The Coys International Historic Festival meeting at Silverstone in July 1997 featured a Ferrari display in the paddock which included the two cars pictured below.
The car on the left is a 1952 Ferrari 340 Mexico which at that time was owned by Carlos Monteverde and is chassis #0226AT. The car is powered by a 4,102cc V12 engine designed by Aurelio Lampredi and the body designed by Giovanni Michelotti for Carrozzeria Vignale. Only four of these cars were produced, three Berlinattas and one Spyder, and they were built specifically to take part in the Carrera Panamericana race from the south of Mexico near the border with Guatemala to the north of the country near the border with Texas. In the end the Spyder which was entered for the American Bill Spear did not start in the race but the three Berlinettas did. The car above was driven by Alberto Ascari and Giuseppe Scotuzzi and retired after an accident in the early stages of the race. One of the other cars, driven by Luigi Villoresi and Franco Cornacchia, also failed to  finish, but the third Berlinetta, driven by Luigi Chinetti and Jean Lucas, finished the race in third place.

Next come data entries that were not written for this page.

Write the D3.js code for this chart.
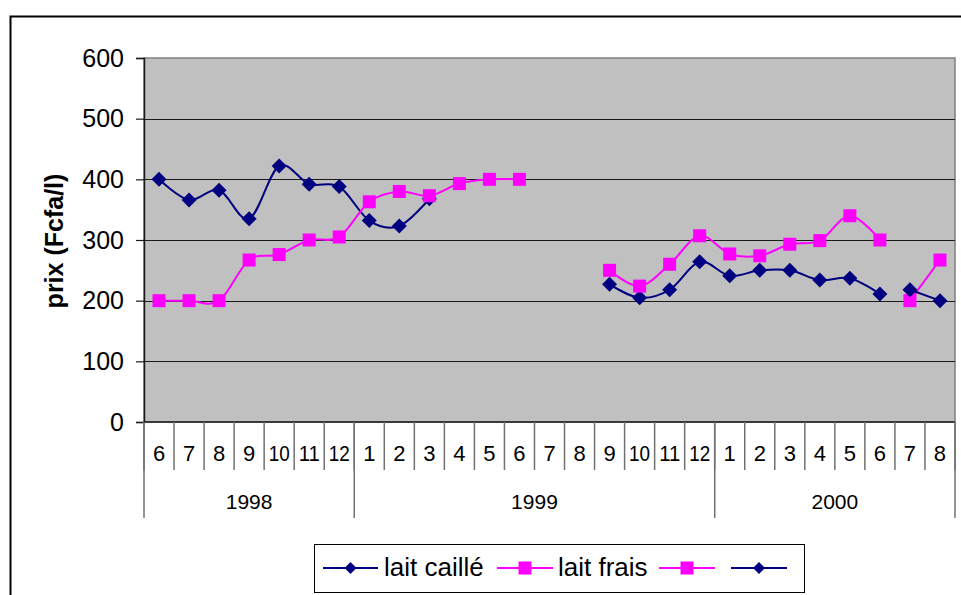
<!DOCTYPE html>
<html>
<head>
<meta charset="utf-8">
<script src="https://cdn.jsdelivr.net/npm/d3@7"></script>
<style>
  html, body { margin: 0; padding: 0; background: #fff; }
  svg { display: block; font-family: "Liberation Sans", Arial, sans-serif; }
</style>
</head>
<body>
<svg id="chart" width="961" height="595"></svg>
<script>
// ---- data ----
const months = ["6","7","8","9","10","11","12","1","2","3","4","5","6","7","8","9","10","11","12","1","2","3","4","5","6","7","8"];
const years = ["1998","1999","2000"];
const yearCounts = [7, 12, 8];
const yTicks = [0, 100, 200, 300, 400, 500, 600];
const laitCaille = [400,366,382,335,422,392,388,332,323,368,null,null,null,null,null,227,205,218,264,241,250,250,234,237,211,null,null];
const laitFrais  = [200,200,200,267,276,300,305,363,380,373,393,400,400,null,null,250,224,260,307,277,274,293,299,340,300,null,null];
const serie3     = [null,null,null,null,null,null,null,null,null,null,null,null,null,null,null,null,null,null,null,null,null,null,null,null,null,200,267];
const serie4     = [null,null,null,null,null,null,null,null,null,null,null,null,null,null,null,null,null,null,null,null,null,null,null,null,null,218,200];
const seriesNames = ["lait caillé", "lait frais", "", ""];

// ---- layout ----
const svg = d3.select("#chart");
const plot = { left: 144, right: 955, top: 58, bottom: 422 };
const NAVY = "#000080", PINK = "#FF00FF";

// outer frame
svg.append("rect").attr("x", 10.5).attr("y", 16.5).attr("width", 1000).attr("height", 1000)
  .attr("fill", "none").attr("stroke", "#000").attr("stroke-width", 2);

const idx = months.map((m, i) => i);
const x = d3.scaleBand().domain(idx).range([plot.left, plot.right]).padding(0);
const y = d3.scaleLinear().domain([0, 600]).range([plot.bottom, plot.top]);

// plot background
svg.append("rect").attr("x", plot.left).attr("y", plot.top)
  .attr("width", plot.right - plot.left).attr("height", plot.bottom - plot.top)
  .attr("fill", "#C0C0C0").attr("stroke", "#808080").attr("stroke-width", 1.5);

// gridlines
svg.append("g").selectAll("line").data(yTicks.filter(v => v > 0 && v < 600)).join("line")
  .attr("x1", plot.left).attr("x2", plot.right)
  .attr("y1", d => Math.round(y(d)) + 0.5).attr("y2", d => Math.round(y(d)) + 0.5)
  .attr("stroke", "#1a1a1a").attr("stroke-width", 1.2);

// y axis
const yAxis = d3.axisLeft(y).tickValues(yTicks).tickSize(8).tickPadding(12).tickFormat(d3.format("d"));
const gy = svg.append("g").attr("transform", `translate(${plot.left},0)`).call(yAxis);
gy.select(".domain").attr("stroke", "#1a1a1a").attr("stroke-width", 1.5);
gy.selectAll(".tick line").attr("stroke", "#1a1a1a").attr("stroke-width", 1.2);
gy.selectAll(".tick text").attr("font-size", 25).attr("fill", "#000")
  .attr("font-family", "Liberation Sans, Arial, sans-serif");

// x axis baseline
svg.append("line").attr("x1", plot.left).attr("x2", plot.right)
  .attr("y1", plot.bottom).attr("y2", plot.bottom)
  .attr("stroke", "#1a1a1a").attr("stroke-width", 1.5);

// month separators
const bw = x.bandwidth();
const bounds = d3.range(months.length + 1).map(k => plot.left + k * bw);
svg.append("g").selectAll("line").data(bounds).join("line")
  .attr("x1", d => d).attr("x2", d => d)
  .attr("y1", plot.bottom).attr("y2", 470)
  .attr("stroke", "#707070").attr("stroke-width", 1.5);

// month labels
svg.append("g").selectAll("text").data(idx).join("text")
  .attr("x", d => x(d) + bw / 2).attr("y", 461)
  .attr("text-anchor", "middle").attr("font-size", 22).attr("fill", "#000")
  .attr("textLength", d => months[d].length > 1 ? Math.min(21, bw - 6) : null)
  .attr("lengthAdjust", "spacingAndGlyphs")
  .text(d => months[d]);

// year separators and labels
const yearStarts = [0];
yearCounts.forEach((c, i) => yearStarts.push(yearStarts[i] + c));
svg.append("g").selectAll("line").data(yearStarts).join("line")
  .attr("x1", d => plot.left + d * bw).attr("x2", d => plot.left + d * bw)
  .attr("y1", plot.bottom).attr("y2", 518)
  .attr("stroke", "#707070").attr("stroke-width", 1.5);
svg.append("g").selectAll("text").data(years).join("text")
  .attr("x", (d, i) => plot.left + (yearStarts[i] + yearCounts[i] / 2) * bw)
  .attr("y", 509).attr("text-anchor", "middle").attr("font-size", 21).attr("fill", "#000")
  .text(d => d);

// y axis title
svg.append("text").attr("transform", "translate(63,241) rotate(-90)")
  .attr("text-anchor", "middle").attr("font-size", 25).attr("font-weight", "bold")
  .attr("fill", "#000").text("prix (Fcfa/l)");

// ---- series ----
const seriesList = [
  { values: laitCaille, color: NAVY, marker: "diamond" },
  { values: laitFrais,  color: PINK, marker: "square" },
  { values: serie3,     color: PINK, marker: "square" },
  { values: serie4,     color: NAVY, marker: "diamond" }
];
const line = d3.line()
  .defined(d => d.v != null)
  .x(d => x(d.i) + bw / 2).y(d => y(d.v))
  .curve(d3.curveCardinal.tension(0));

function drawMarker(g, type, cx, cy, size, color) {
  if (type === "square") {
    g.append("rect").attr("x", cx - size / 2).attr("y", cy - size / 2)
      .attr("width", size).attr("height", size).attr("fill", color);
  } else {
    const h = size / 2 + 0.5;
    g.append("path").attr("d", `M${cx},${cy - h}L${cx + h},${cy}L${cx},${cy + h}L${cx - h},${cy}Z`)
      .attr("fill", color);
  }
}

seriesList.forEach(s => {
  const pts = s.values.map((v, i) => ({ i, v }));
  const g = svg.append("g");
  g.append("path").datum(pts).attr("d", line)
    .attr("fill", "none").attr("stroke", s.color).attr("stroke-width", 2);
  pts.filter(p => p.v != null).forEach(p => {
    drawMarker(g, s.marker, x(p.i) + bw / 2, y(p.v), s.marker === "square" ? 13 : 14, s.color);
  });
});

// ---- legend ----
const legend = svg.append("g");
legend.append("rect").attr("x", 314.5).attr("y", 544.5).attr("width", 490).attr("height", 48)
  .attr("fill", "#fff").attr("stroke", "#000").attr("stroke-width", 1);
const legendItems = [
  { x1: 323, x2: 378, textX: 384 },
  { x1: 497, x2: 553, textX: 558 },
  { x1: 659, x2: 715, textX: null },
  { x1: 731, x2: 787, textX: null }
];
const ly = 568;
legendItems.forEach((it, k) => {
  const s = seriesList[k];
  legend.append("line").attr("x1", it.x1).attr("x2", it.x2).attr("y1", ly).attr("y2", ly)
    .attr("stroke", s.color).attr("stroke-width", 2);
  drawMarker(legend, s.marker, (it.x1 + it.x2) / 2, ly, s.marker === "square" ? 13 : 11, s.color);
  if (seriesNames[k]) {
    legend.append("text").attr("x", it.textX).attr("y", ly + 8)
      .attr("font-size", 26).attr("fill", "#000").text(seriesNames[k]);
  }
});
</script>
</body>
</html>
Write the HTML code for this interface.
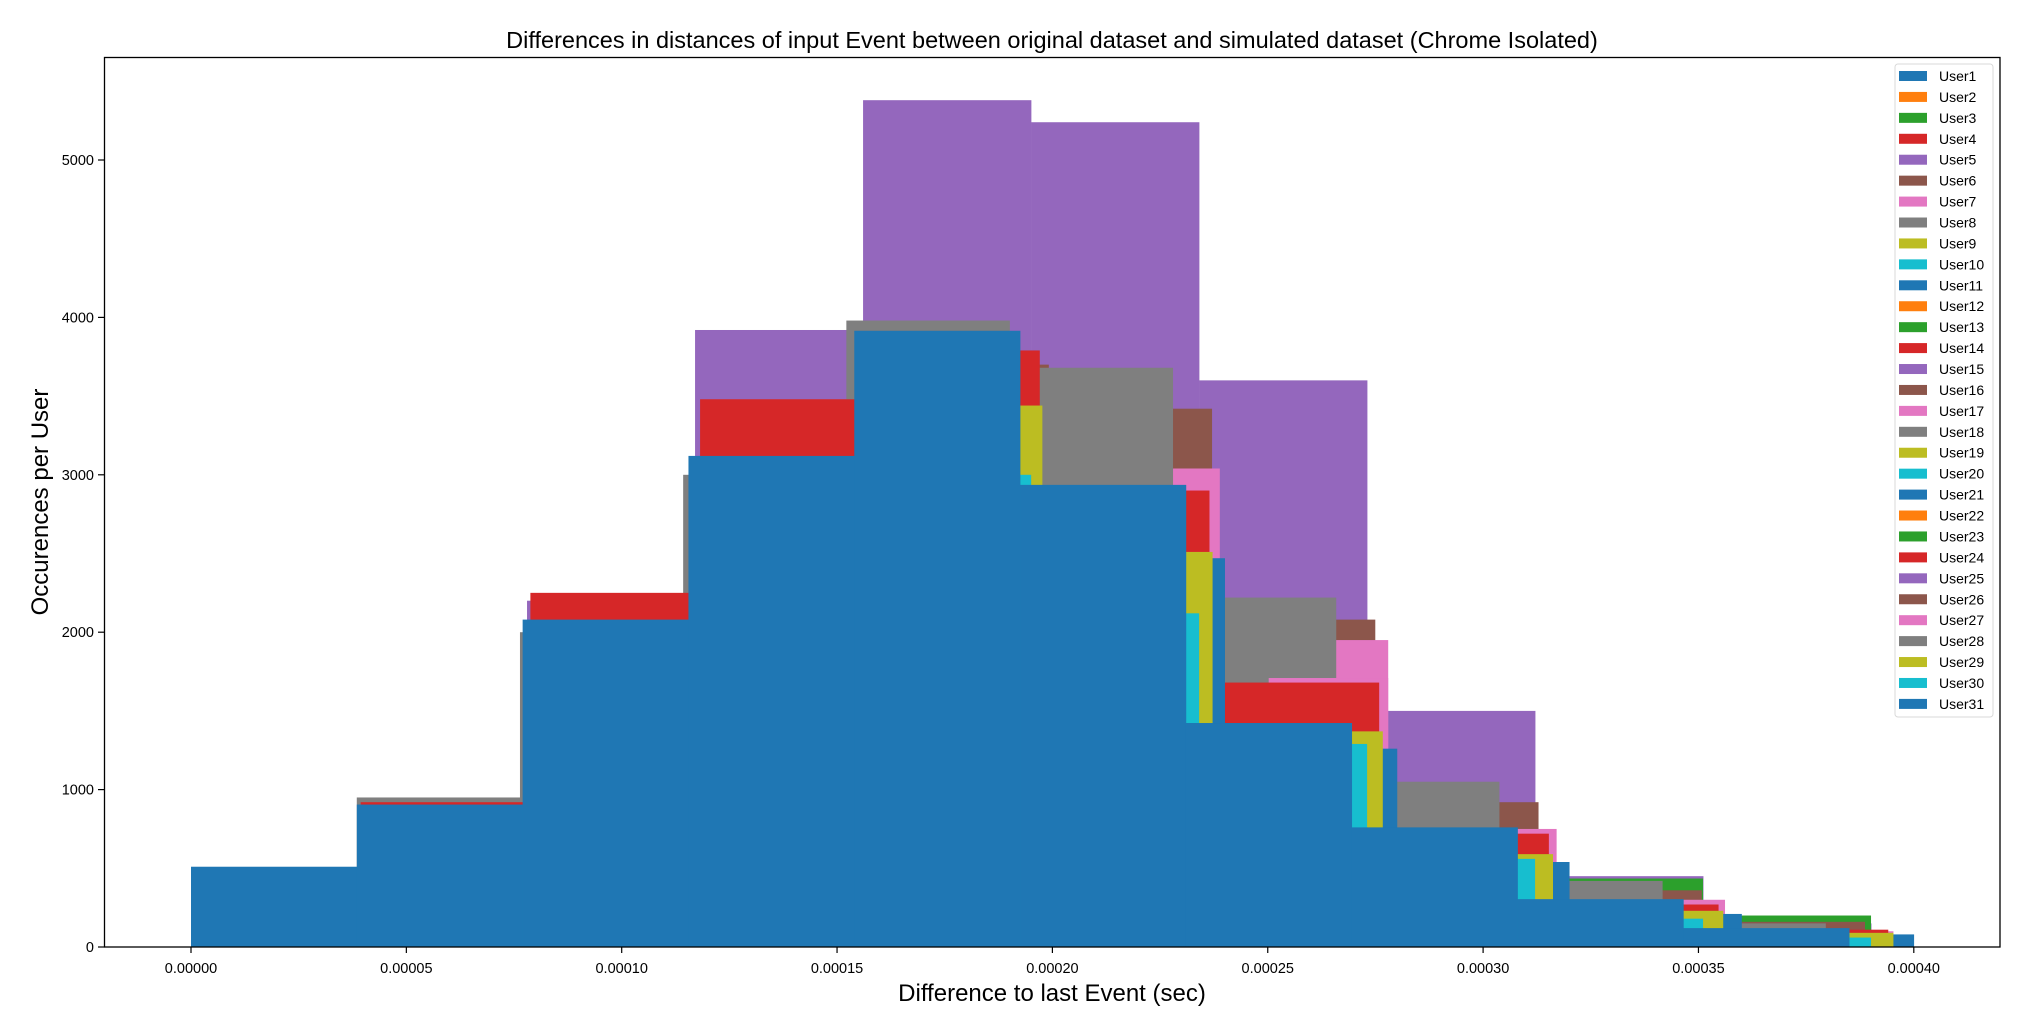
<!DOCTYPE html>
<html><head><meta charset="utf-8">
<style>
html,body{margin:0;padding:0;background:#fff;}
svg{display:block;font-family:"Liberation Sans","DejaVu Sans",sans-serif;}
</style></head>
<body>
<svg id="chart" width="2030" height="1030" viewBox="0 0 2030 1030" xmlns="http://www.w3.org/2000/svg">
<rect x="0" y="0" width="2030" height="1030" fill="#fff"/>
<text x="1052" y="48" font-size="23.5" text-anchor="middle" fill="#000">Differences in distances of input Event between original dataset and simulated dataset (Chrome Isolated)</text>
<g id="bars"></g>
<rect x="104.5" y="57.5" width="1895.5" height="889.5" fill="none" stroke="#000" stroke-width="1.3"/>
<g id="xticks"></g>
<g id="yticks"></g>
<text x="1052" y="1001" font-size="24" text-anchor="middle" fill="#000">Difference to last Event (sec)</text>
<text x="0" y="0" font-size="24" text-anchor="middle" fill="#000" transform="translate(48,502) rotate(-90)">Occurences per User</text>
<g id="legend"></g>
</svg>
<script>
// ---- data ----
const userNames = ["User5","User3","User16","User17","User8","User27","User24","User21","User29","User30","User31"];
const userColors = ["#9467bd","#2ca02c","#8c564b","#e377c2","#7f7f7f","#e377c2","#d62728","#1f77b4","#bcbd22","#17becf","#1f77b4"];
const binMin = [0, 0, 0.0000096, 0.0000042, 0.0000006, 0.0000842, 0, 0, 0, 0, 0];
const binMax = [0.0003901, 0.00039, 0.0003886, 0.0003952, 0.0003795, 0.0003609, 0.000394, 0.0004, 0.0003952, 0.00039, 0.000385];
const counts5  = [300,900,2200,3920,5380,5240,3600,1500,450,150];
const counts3  = [400,850,1900,3000,3500,2500,1300,600,435,200];
const counts16 = [450,850,2200,3450,3700,3420,2080,920,360,160];
const counts17 = [500,850,2200,3100,3500,3040,1950,750,300,100];
const counts8  = [400,950,2000,3000,3980,3680,2220,1050,420,150];
const counts27 = [1500,2000,2500,2500,2500,1300,1709,700,300,100];
const counts24 = [450,920,2250,3480,3790,2900,1680,720,270,110];
const counts21 = [480,850,2000,3000,2900,2470,1260,540,210,80];
const counts29 = [450,850,2000,3000,3440,2510,1370,590,230,90];
const counts30 = [500,900,2050,3050,3000,2120,1290,560,180,60];
const counts31 = [510,905,2080,3120,3915,2936,1423,760,304,120];
const seriesCounts = [counts5,counts3,counts16,counts17,counts8,counts27,counts24,counts21,counts29,counts30,counts31];
const xTicks = [0,0.00005,0.0001,0.00015,0.0002,0.00025,0.0003,0.00035,0.0004];
const xTickLabels = ["0.00000","0.00005","0.00010","0.00015","0.00020","0.00025","0.00030","0.00035","0.00040"];
const yTicks = [0,1000,2000,3000,4000,5000];
const legendNames = [];
for (let i = 1; i <= 31; i++) legendNames.push("User" + i);
const tab10 = ["#1f77b4","#ff7f0e","#2ca02c","#d62728","#9467bd","#8c564b","#e377c2","#7f7f7f","#bcbd22","#17becf"];

// ---- axes ----
const X0 = 191, XPER = 215.35 / 0.00005;
const Y0 = 947, YPER = 157.4 / 1000;
function xs(v){ return X0 + v * XPER; }
function ys(v){ return Y0 - v * YPER; }
const NS = "http://www.w3.org/2000/svg";

const gb = document.getElementById("bars");
seriesCounts.forEach((cs, si) => {
  const g = document.createElementNS(NS, "g");
  
  
  const w = (binMax[si] - binMin[si]) / cs.length;
  cs.forEach((c, bi) => {
    const a = binMin[si] + bi * w, b = a + w;
    const r = document.createElementNS(NS, "rect");
    
    
    r.setAttribute("x", xs(a));
    r.setAttribute("width", xs(b) - xs(a) + 0.3);
    r.setAttribute("y", ys(c));
    r.setAttribute("height", ys(0) - ys(c));
    r.setAttribute("fill", userColors[si]);
    g.appendChild(r);
  });
  gb.appendChild(g);
});

const gx = document.getElementById("xticks");
xTicks.forEach((t, i) => {
  const l = document.createElementNS(NS, "line");
  
  
  l.setAttribute("x1", xs(t)); l.setAttribute("x2", xs(t));
  l.setAttribute("y1", 947); l.setAttribute("y2", 953);
  l.setAttribute("stroke", "#000"); l.setAttribute("stroke-width", "1.2");
  gx.appendChild(l);
  const tx = document.createElementNS(NS, "text");
  
  
  tx.setAttribute("x", xs(t)); tx.setAttribute("y", 973);
  tx.setAttribute("font-size", "14.5"); tx.setAttribute("text-anchor", "middle");
  tx.textContent = xTickLabels[i];
  gx.appendChild(tx);
});
const gy = document.getElementById("yticks");
yTicks.forEach(t => {
  const l = document.createElementNS(NS, "line");
  
  
  l.setAttribute("x1", 98); l.setAttribute("x2", 104.5);
  l.setAttribute("y1", ys(t)); l.setAttribute("y2", ys(t));
  l.setAttribute("stroke", "#000"); l.setAttribute("stroke-width", "1.2");
  gy.appendChild(l);
  const tx = document.createElementNS(NS, "text");
  
  
  tx.setAttribute("x", 94); tx.setAttribute("y", ys(t) + 5);
  tx.setAttribute("font-size", "14.5"); tx.setAttribute("text-anchor", "end");
  tx.textContent = String(t);
  gy.appendChild(tx);
});

const gl = document.getElementById("legend");
const box = document.createElementNS(NS, "rect");


box.setAttribute("x", 1895); box.setAttribute("y", 64); box.setAttribute("width", 98); box.setAttribute("height", 653);
box.setAttribute("rx", 3); box.setAttribute("fill", "#fff"); box.setAttribute("stroke", "#d9d9d9");
gl.appendChild(box);
legendNames.forEach((n, i) => {
  const cy = 76 + i * 20.93;
  const p = document.createElementNS(NS, "rect");
  
  
  p.setAttribute("x", 1899); p.setAttribute("y", cy - 5); p.setAttribute("width", 28); p.setAttribute("height", 10);
  p.setAttribute("fill", tab10[i % 10]);
  gl.appendChild(p);
  const t = document.createElementNS(NS, "text");
  
  
  t.setAttribute("x", 1939); t.setAttribute("y", cy + 5);
  t.setAttribute("font-size", "14");
  t.textContent = n;
  gl.appendChild(t);
});
</script>
</body></html>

On the right is the 1957 Ferrari 335S of Peter Sachs, which has a 4.023cc V12 engine and is chassis #0700.  Four of these cars were produced, one a converted 315S, as Ferrari's answer to the threat the 4½ litre Maserati 450S posed for the smaller engined Ferrari 315S and 290MM. The first race for the 335S was the 1957 Mille Miglia where two cars were entered, Peter Collins driving #0700 with Louis Klementaski as co-driver, but retiring with a broken drive shaft when in the lead. The second car, chassis #0676, was driven by Alfonso de Portago, partnered by Ed Nelson, but a burst tyre caused the car to leave the road and crash, killing both men together with 10 spectators. As a result of this crash the Italian government banned racing on public roads in Italy so that was the end of the Mille Miglia, though since 1977 the event has been revived as a regularity run for pre-1958 cars that would have been eligible for the original race. The 1957 race was won by Piero Taruffi in a Ferrari 315S, and Ferrari also won the 1957 World Sportscar Championship, with a 290MM winning the 1000km of Buenos Aires, and Peter Collins and Phil Hill winning the last race of the season, the Gran Premio de Venezuela in 335S #0700. The Maserati 450S won two races, the Sebring 12 hour race and the Swedish Grand Prix, and the other two races were won by British cars, Aston Martin winning the Nürburgring 1000 km and Jaguar cleaned up at Le Mans with Ecurie Ecosse D-Types in the first two places with 3 other D-Types in third, fourth and sixth places.